Les débats à la salle à manger de l’usine

Souvent, comme dirigeant syndical, j’ai eu l’occasion de discuter, lors de tournées où je rencontrais les membres de la base, des préoccupations et débats politiques de l’heure. Hélas, trop souvent, je manquais de temps pour aller en profondeur dans ces discussions.

Aujourd’hui, avec mon retour à l’usine, je peux prendre le temps qu’il faut pour écouter et débattre sur le fond.

Principal constat 0 Passer du national au local, c’est certes un changement de point de vue, mais la réalité, elle, ne change pas. Les débats politiques entre ouvriers à la salle à manger de l’usine sont de trois ordres 0

1) La crise boursière et les rendements négatifs des fonds de pension et des REER. Quels en seront les impacts sur la retraite et la qualité de vie à la retraite ?

2) La perte de crédibilité du PQ et du PLQ comme partis politiques et l’ADQ comme alternative de changement.

3) La menace de guerre entre « l’empire américain » et l’Irak. Bush osera-t-il ?

Ces trois thèmes traversent les conversations avec plus ou moins d’intensité selon l’actualité, et prennent la couleur que les médias donnent aux événements qui composent la conjoncture.

Ces trois thèmes interpellent le mouvement syndical dans ses responsabilités d’éducation économique et politique de ses membres. Les syndicats doivent aussi intensifier, en lien avec les forces progressistes, leur lutte contre la mondialisation néolibérale et pour une mondialisation où l’économie sert le social. Ce qui signifie que nous devons aussi nous opposer de toutes nos forces aux objectifs et plans de guerre de « l’empire américain ».

Des réponses rapidement

Car, dans ce contexte de mondialisation, plusieurs rapports rendus publics aux États-Unis par des experts (dont Mme C. Rice, conseillère à la Sécurité nationale du président Bush) considèrent qu’une atteinte aux systèmes globaux financiers, commerciaux et aux ressources énergétiques serait une menace contre les intérêts nationaux des États-Unis. Ce qui signifie qu’une telle menace est passible d’une intervention militaire pour protéger les intérêts économiques au même titre qu’une attaque avec des armes de destruction massive.

Cette approche est renforcie depuis le 11 septembre 2001 par la mise en place d’un Bureau de la sécurité nationale, dont le budget est de 37,5 milliards de dollars dans le budget 2003 et dont la mission est d’intégrer l’industrie de la sécurité et de la défense.

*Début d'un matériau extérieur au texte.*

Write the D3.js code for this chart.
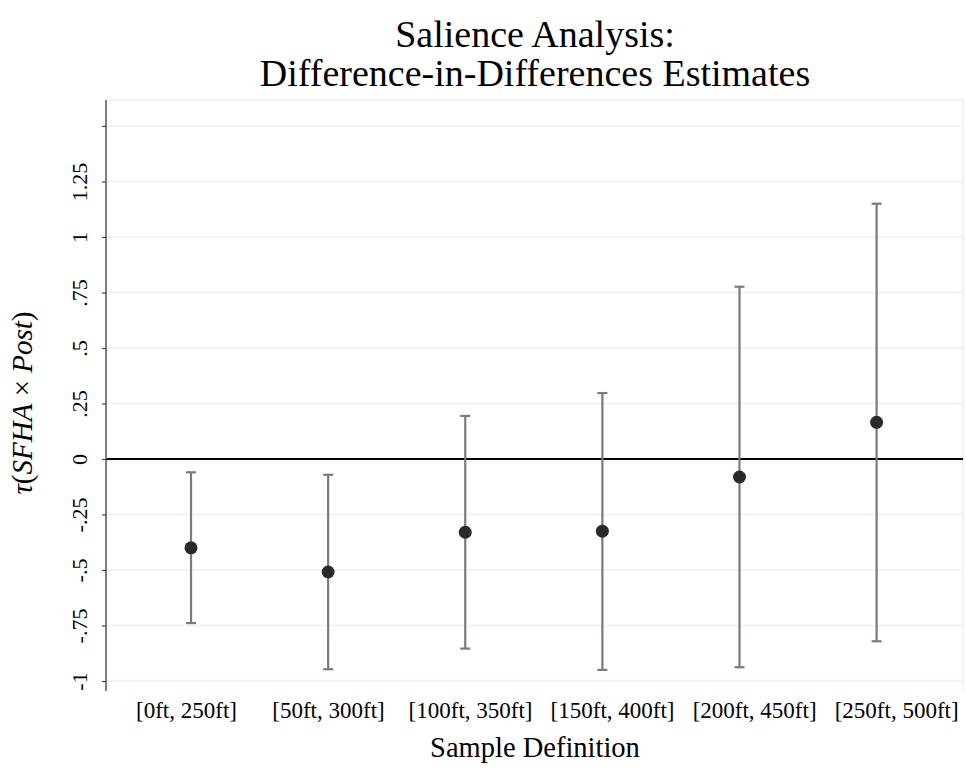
<!DOCTYPE html>
<html>
<head>
<meta charset="utf-8">
<script src="https://cdn.jsdelivr.net/npm/d3@7"></script>
<style>
  html, body { margin: 0; padding: 0; background: #fff; }
  svg { display: block; }
  text { font-family: "Liberation Serif", "Times New Roman", serif; fill: #000; }
</style>
</head>
<body>
<svg id="chart" width="966" height="772"></svg>
<script>
// Sample windows (distance bands) on the x axis
const categories = ["[0ft, 250ft]", "[50ft, 300ft]", "[100ft, 350ft]", "[150ft, 400ft]", "[200ft, 450ft]", "[250ft, 500ft]"];
// Point estimates and 95% confidence bounds
const estimates = [-0.40, -0.509, -0.33, -0.325, -0.081, 0.165];
const ciLower   = [-0.739, -0.947, -0.854, -0.950, -0.938, -0.821];
const ciUpper   = [-0.060, -0.071, 0.194, 0.297, 0.776, 1.150];
// Y axis ticks and their labels
const yTicks      = [-1, -0.75, -0.5, -0.25, 0, 0.25, 0.5, 0.75, 1, 1.25, 1.5];
const yTickLabels = ["-1", "-.75", "-.5", "-.25", "0", ".25", ".5", ".75", "1", "1.25", ""];

const svg = d3.select("#chart");
const plot = { left: 106, right: 963, top: 100, bottom: 691 };

const x = d3.scaleLinear().domain([0.38, 6.63]).range([plot.left, plot.right]);
const y = d3.scaleLinear().domain([-1.045, 1.617]).range([plot.bottom, plot.top]);
// Category labels are spread a little wider than the markers
const xLabel = d3.scalePoint().domain(categories).range([x(0.967), x(6.146)]);

const gridColor = "#e8f0f2";

// Plot region outline (top and right edges)
svg.append("line").attr("x1", plot.left).attr("x2", plot.right)
  .attr("y1", plot.top).attr("y2", plot.top)
  .attr("stroke", gridColor).attr("stroke-width", 1.5);
svg.append("line").attr("x1", plot.right).attr("x2", plot.right)
  .attr("y1", plot.top).attr("y2", plot.bottom)
  .attr("stroke", gridColor).attr("stroke-width", 1.5);

// Horizontal gridlines
svg.append("g").selectAll("line").data(yTicks).join("line")
  .attr("x1", plot.left).attr("x2", plot.right)
  .attr("y1", d => y(d)).attr("y2", d => y(d))
  .attr("stroke", gridColor).attr("stroke-width", 1.5);

// Zero reference line
svg.append("line").attr("x1", plot.left).attr("x2", plot.right)
  .attr("y1", y(0)).attr("y2", y(0))
  .attr("stroke", "#000").attr("stroke-width", 2);

// Y axis
const yAxis = d3.axisLeft(y).tickValues(yTicks)
  .tickFormat((d, i) => yTickLabels[i]).tickSize(4);
const gy = svg.append("g").attr("transform", `translate(${plot.left},0)`).call(yAxis);
gy.select(".domain").attr("stroke", "#555").attr("stroke-width", 1.5)
  .attr("d", `M0,${plot.top}V${plot.bottom}`);
gy.selectAll(".tick line").attr("stroke", "#444").attr("stroke-width", 1.2);
gy.selectAll(".tick text")
  .attr("font-family", "Liberation Serif, serif").attr("font-size", 22)
  .attr("fill", "#000")
  .attr("text-anchor", "middle")
  .attr("x", null).attr("dy", null)
  .attr("transform", "translate(-19,0) rotate(-90)");

// X tick labels
svg.append("g").selectAll("text").data(categories).join("text")
  .attr("x", d => xLabel(d)).attr("y", 718)
  .attr("text-anchor", "middle").attr("font-size", 23)
  .text(d => d);

// Error bars
const bars = svg.append("g").selectAll("g").data(categories).join("g");
const cap = 5;
bars.append("line")
  .attr("x1", (d, i) => x(i + 1)).attr("x2", (d, i) => x(i + 1))
  .attr("y1", (d, i) => y(ciLower[i])).attr("y2", (d, i) => y(ciUpper[i]))
  .attr("stroke", "#7a7a7a").attr("stroke-width", 2.2);
bars.append("line")
  .attr("x1", (d, i) => x(i + 1) - cap).attr("x2", (d, i) => x(i + 1) + cap)
  .attr("y1", (d, i) => y(ciUpper[i])).attr("y2", (d, i) => y(ciUpper[i]))
  .attr("stroke", "#7a7a7a").attr("stroke-width", 2.2);
bars.append("line")
  .attr("x1", (d, i) => x(i + 1) - cap).attr("x2", (d, i) => x(i + 1) + cap)
  .attr("y1", (d, i) => y(ciLower[i])).attr("y2", (d, i) => y(ciLower[i]))
  .attr("stroke", "#7a7a7a").attr("stroke-width", 2.2);

// Point estimates
svg.append("g").selectAll("circle").data(estimates).join("circle")
  .attr("cx", (d, i) => x(i + 1)).attr("cy", d => y(d))
  .attr("r", 6.5).attr("fill", "#2a2a2a");

// Title
const title = svg.append("text").attr("text-anchor", "middle").attr("font-size", 38);
title.append("tspan").attr("x", 535).attr("y", 47).text("Salience Analysis:");
title.append("tspan").attr("x", 535).attr("y", 86).text("Difference-in-Differences Estimates");

// X axis title
svg.append("text").attr("x", 535).attr("y", 757).attr("text-anchor", "middle")
  .attr("font-size", 28.5).text("Sample Definition");

// Y axis title
const yt = svg.append("text").attr("text-anchor", "middle").attr("font-size", 29)
  .attr("transform", "translate(32,403) rotate(-90)");
yt.append("tspan").attr("font-style", "italic").text("\u03c4");
yt.append("tspan").text("(");
yt.append("tspan").attr("font-style", "italic").text("SFHA");
yt.append("tspan").text(" \u00d7 ");
yt.append("tspan").attr("font-style", "italic").text("Post");
yt.append("tspan").text(")");
</script>
</body>
</html>
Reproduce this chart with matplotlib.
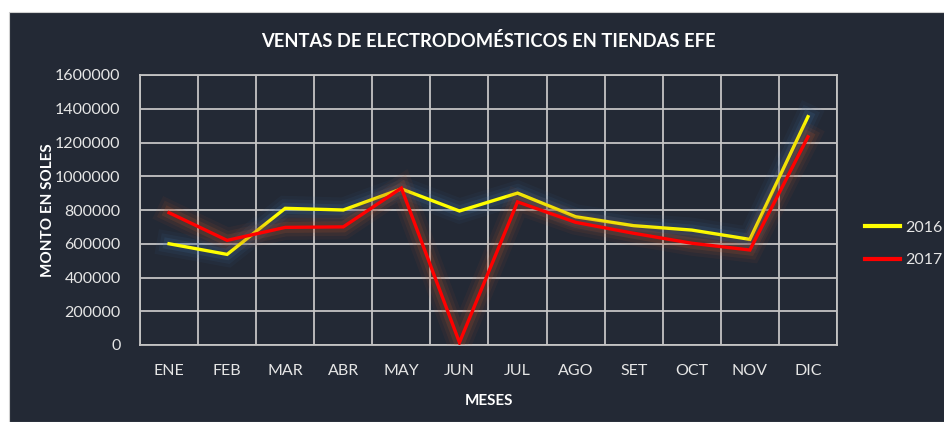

Que faire avec la baisse de capitalisation de nos fonds de pension et à la veille de la sortie massive des baby-boomers du marché du travail ? Quelle sera la stratégie syndicale pour contrer les demandes de concessions que le patronat et l’État ne manqueront sûrement pas de nous demander aux tables de négociations ?

Avec l’absence d’alternative politique ayant une influence réelle et les déclarations de Mario Dumont affirmant que « ce n’est pas les syndicats qui vont diriger le Québec », quel sera le rôle des syndicats et des forces progressistes dans la pré-campagne et, par la suite, la campagne électorale, le printemps prochain ?

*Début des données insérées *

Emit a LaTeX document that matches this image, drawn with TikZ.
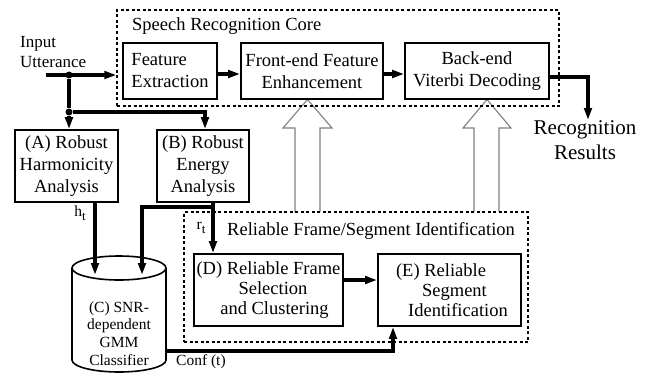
\documentclass[tikz,border=0pt]{standalone}
\usepackage{fontspec}
\setmainfont{Liberation Serif}
\usetikzlibrary{arrows.meta}
\begin{document}
\begin{tikzpicture}[x=1pt,y=-1pt,
  box/.style={draw, line width=1.7pt, align=center, inner sep=0pt,
              font=\fontsize{18.5}{22}\selectfont},
  tightbox/.style={box, font=\fontsize{18.5}{20}\selectfont},
  region/.style={draw, line width=1.2pt, dash pattern=on 3pt off 2.5pt, inner sep=0pt},
  flow/.style={line width=3.2pt, -{Triangle[length=12pt,width=7.5pt]}},
  link/.style={line width=3.2pt},
  hollow/.style={draw=gray, fill=white, line width=1.1pt, line join=miter},
  dot/.style={circle, fill, inner sep=0pt, minimum size=7pt},
  lbl/.style={font=\fontsize{18.5}{22}\selectfont, inner sep=0pt},
  small/.style={font=\fontsize{15.5}{17.7}\selectfont, inner sep=0pt}]
\useasboundingbox (0,0) rectangle (647,372);

% hollow feedback arrows (drawn first, the region borders run over them)
\draw[hollow] (295,212) -- (295,128) -- (283,128) -- (307.5,99.5) -- (332,128)
  -- (320,128) -- (320,212);
\draw[hollow] (474,212) -- (474,128) -- (463,128) -- (487,99.5) -- (511,128)
  -- (499,128) -- (499,212);

% dashed regions
\node[region, minimum width=442pt, minimum height=96pt] (core) at (338,58) {};
\node[region, minimum width=344pt, minimum height=130pt] (rel) at (356,277) {};
\node[lbl, anchor=base west] (coret) at (132,30.5) {Speech Recognition Core};
\node[lbl, anchor=base west] (relt) at (227,235) {Reliable Frame/Segment Identification};

% recognition core stages
\node[box, fill=white, align=left, minimum width=94pt, minimum height=56pt] (fe) at (170,71) {Feature\\Extraction};
\node[box, fill=white, minimum width=142pt, minimum height=56pt] (fr) at (312,71) {Front-end Feature\\Enhancement};
\node[box, fill=white, minimum width=144pt, minimum height=56pt] (bd) at (477,71) {Back-end\\Viterbi Decoding};

% analysis stages
\node[box, minimum width=103pt, minimum height=72pt] (ha) at (66.5,166) {(A) Robust\\Harmonicity\\Analysis};
\node[box, minimum width=92pt, minimum height=72pt] (en) at (203,166) {(B) Robust\\Energy\\Analysis};

% reliable frame / segment stages
\node[tightbox, minimum width=149pt, minimum height=72pt] (rf) at (268.5,290)
  {(D) Reliable Frame\\\mbox{\kern9pt Selection}\\\mbox{\kern12pt and Clustering}};
\node[tightbox, minimum width=143pt, minimum height=72pt] (rs) at (449.5,290)
  {\mbox{(E) Reliable\kern17pt}\\\mbox{\kern10pt Segment}\\\mbox{\kern17pt Identification}};

% SNR-dependent GMM classifier (cylinder)
\draw[line width=1.6pt] (72,268) -- (72,360)
  arc[start angle=180, end angle=360, x radius=47pt, y radius=12pt] -- (166,268);
\draw[line width=1.6pt] (119,268) ellipse [x radius=47pt, y radius=12pt];
\node[small, align=center] (gmm) at (119,333.5) {(C) SNR-\\dependent\\GMM\\Classifier};

% texts outside boxes
\node[font=\fontsize{17}{20}\selectfont, inner sep=0pt, align=left, anchor=west] (utt) at (20,52) {Input\\Utterance};
\node[font=\fontsize{21}{25}\selectfont, inner sep=0pt, align=center, anchor=north] (res) at (585,120) {Recognition\\Results};
\node[small] (ht) at (80,213) {h\raisebox{-4pt}{\fontsize{13}{15}\selectfont t}};
\node[small] (rt) at (201,228) {r\raisebox{-4pt}{\fontsize{13}{15}\selectfont t}};
\node[small, anchor=west] (conf) at (176,362) {Conf (t)};

% input distribution
\coordinate (in) at (46,75);
\node[dot] (j1) at (69,75) {};
\node[dot] (j2) at (69,112) {};
\draw[flow] (in) -- (in -| core.west);
\draw[link] (j1) -- (j2);
\draw[flow] (j2) -- (j2 |- ha.north);
\draw[flow] (j2) -| ([xshift=2pt]en.north);

% core pipeline
\draw[flow] ([yshift=-3pt]fe.east) -- ([yshift=-3pt]fr.west);
\draw[flow] ([yshift=-3pt]fr.east) -- ([yshift=-3pt]bd.west);
\draw[flow] ([yshift=-6pt]bd.east) -| ([xshift=3pt]res.north);

% features into the classifier
\coordinate (cin1) at (95,275);
\coordinate (cin2) at (142,275);
\coordinate (bj) at (213,207);
\draw[flow] ([xshift=28.5pt]ha.south) -- (cin1);
\draw[link] ([xshift=10pt]en.south) -- (bj);
\draw[flow] (bj) -| (cin2);
\draw[flow] (bj) -- (bj |- rf.north);

% reliable identification
\draw[flow] ([yshift=10pt]rf.east) -- ([yshift=10pt]rs.west);
\coordinate (cout) at (166,351);
\draw[flow] (cout) -| ([xshift=-56.5pt]rs.south);
\end{tikzpicture}
\end{document}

Est-ce que le mouvement pacifiste va reprendre le combat au Québec ? Les organisations syndicales y seront-elles présentes ?

Ces questions doivent trouver des réponses rapidement. C’est de notre devoir de militants et militantes d’en débattre avec nos membres. Le temps presse, l’hiver néolibéral, que nous croyions sur son déclin avec les mobilisations du Forum social mondial et le Sommet des Peuples, ne semble pas vouloir se terminer.